The future, for most German filmmakers, has rarely seemed as interesting as the past. There are German movies, it seems, about every minute aspect of the rise of National Socialism and the horrors of World War II, but good German sci-fi films are hard to find.
So for our KINO favorites edition on the best in German sci-fi, we had to go digging through the archives for forgotten gems and scan more recent attempts to imagine the world of tomorrow.
What we discovered was cult gold, a midnight-movie goers' delight. Some of KINO's previous favorite lists have tended toward the high-brow, but our sci-fi selection is unabashedly pulp.
We've got a silent thriller featuring a pianist possessed by the transplanted hands of a murderer, a paranoid horror tale set on a shuttle in deep space, and a post-apocalyptic drama that plays out on (literally) scorched earth. (Spoiler alert: It also involves cannibals!)

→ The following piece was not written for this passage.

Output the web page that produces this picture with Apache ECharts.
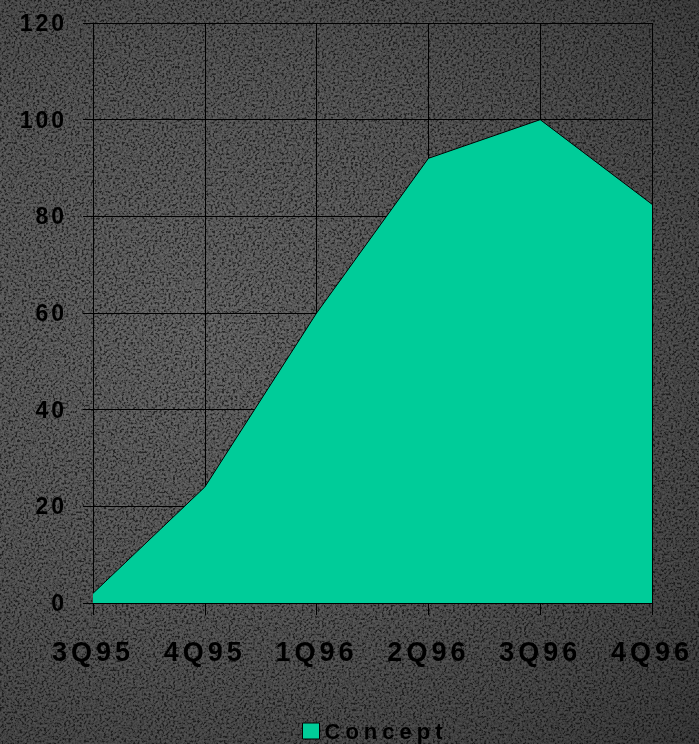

Our list includes features from as far back as 1924 and as recent as 2015. If there's a common theme in German sci-fi, past and present, it seems to be fear. The future that awaits us in these films is a catalogue of horrors: environmental disaster and dictatorial mind-control, wars over natural resources and atomic annihilation.
Thankfully, with the exception of a few state-of-the-art features (and one amazing low-budget debut from "Independence Day" director Roland Emmerich), our selection also includes some of the cheesiest special effects known to man, and, in one case, a vision of the future of dance that has to be seen to be believed.
Check out our picks and let us know what you think. And yes, we have seen Fritz Lang's groundbreaking 1927 sci-fi masterpiece, "Metropolis." It was one of our KINO German drama favorites. But we think "Metropolis," as the mother of all sci-fi movies, is in a class of its own.
Without "Metropolis," this list of favorites, and, arguably every other great sci-fi film out there, would never have been the same.